Sur BFM-TV, l’horrible « Barbares » de Bruno Retailleau n’a pas horrifié Fabien Roussel. L'aurait-il repris ? "Pas forcément", répond-il au journaliste. Cela m’a profondément choqué. Fabien est mon camarade puisque nous sommes membres du même parti. Il en est même le secrétaire national élu et réélu à des majorités écrasantes. Mon point de vue est donc infiniment minoritaire dans mon parti. Je ne l’ignore pas et suis conscient que je vais choquer en écrivant ce que pense. Mais Fabien a bien exprimé publiquement une opinion que personne ne partage à gauche.
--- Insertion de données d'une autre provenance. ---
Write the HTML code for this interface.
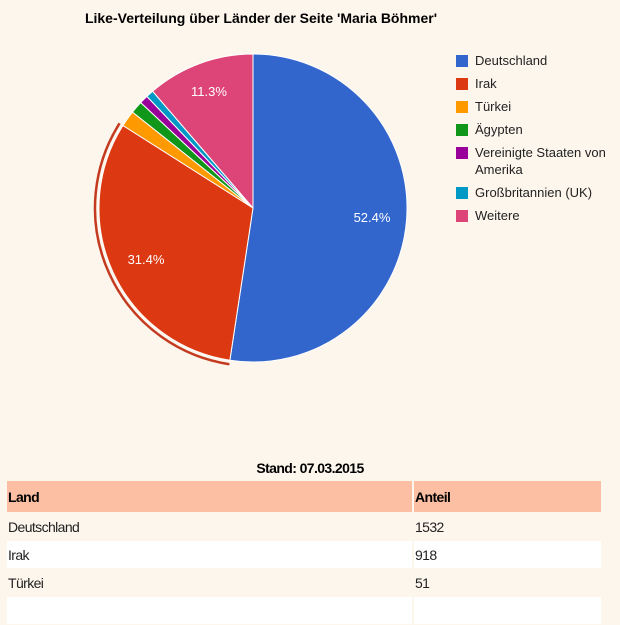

Seule Marine Le Pen a pu s’en réjouir.
Il a la chance de souvent s'exprimer à la télévision. Fréquemment, j'en éprouve un sentiment de honte. Je l'écris pour que mes proches et mes voisins ne puissent pas penser que je partage ses saillies, sinon, je ne pourrais plus réaliser d'adhésions. Je le fais jusque sur les réseaux sociaux. Horreur ! Mais qu’on me pardonne, les micros ne se tournent pas vers ma modeste personne. Ce n’est pas une raison suffisante pour que je me taise. La loi du silence qui entoure le veau d’or de la société capitaliste, ça suffit !
Cela ne fait pas de moi un militant de LFI. Je reste le communiste qui a rejoint le PCF en mai 1968. Mes camarades, persuadés que Fabien Roussel qu'ils voient souvent à la télé a ressuscité notre parti, ce qui peut parfaitement s’admettre, me considèrent comme leur adversaire et veulent à tout prix faire de moi un supporter de l'Insoumis. Insoumis, je me suis toujours efforcé de l’être et j’enrage encore que Jean-Luc Mélenchon ait pu en préempter le titre. Il aurait si bien convenu à un parti communiste digne de ces deux beaux adjectifs.
Adversaire, j'exagère encore. Peut-être pas car il y a peu encore Mélenchon était notre allié. Il a même été notre candidat à l'élection présidentielle. Si le PCF a encore un groupe à l'Assemblée nationale, il le doit aussi à Mélenchon, au Nouveau Front Populaire, à son projet commun. Les écologistes, les socialistes peuvent en dire autant. Si pendant dix ans, le PCF n'aura pas de député européen, il le doit à l'absence de cette unité, choix délibéré de mon parti, du PS et des Verts. Le RN en a bien profité et est désormais le premier parti de France.
Depuis mon adhésion, j'ai appris que l'on pouvait être communiste sans être membre du PCF. J'ai même pu constater que ces derniers étaient bien plus nombreux qu'on ne le croit. Dans ces conditions, alors que nous sommes de moins en moins nombreux et de plus en plus âgés au PCF, pourquoi vouloir m'en faire sortir ? Pour faire baisser la moyenne d'âge ? Le plus sûr moyen serait d'attirer des jeunes. Ce qui nécessiterait d'être en harmonie avec leurs aspirations et attentes. Pour eux, à écouter Fabien Roussel, nous appartenons à un autre siècle, celui qui a vu s'effondrer ce qui n'était pas du communisme, que la bourgeoisie, voit aujourd'hui dans la Chine ou la Corée du Nord. Certains, très imaginatifs, le reconnaissent même chez Poutine. C'est dire combien le communisme peut s'accommoder à toutes les sauces jusqu'à faire disparaître le goût de ce que Marx et Engels avaient imaginé.
Pas plus que le socialisme, le communisme n'a jamais existé. Le post capitalisme reste à construire. Il ne sera pas l'œuvre d'un parti politique mais celle d'une majorité de femmes, d'hommes, de jeunes qui, en conscience, en partageront l'ambition. Elles et ils ne le feront que s'ils ont acquis la conviction qu'ils maîtriseront de bout en bout le processus, jusqu'à disposer du pouvoir de le stopper s'il ne répondait pas à leurs espoirs. Chat échaudé craint l'eau froide.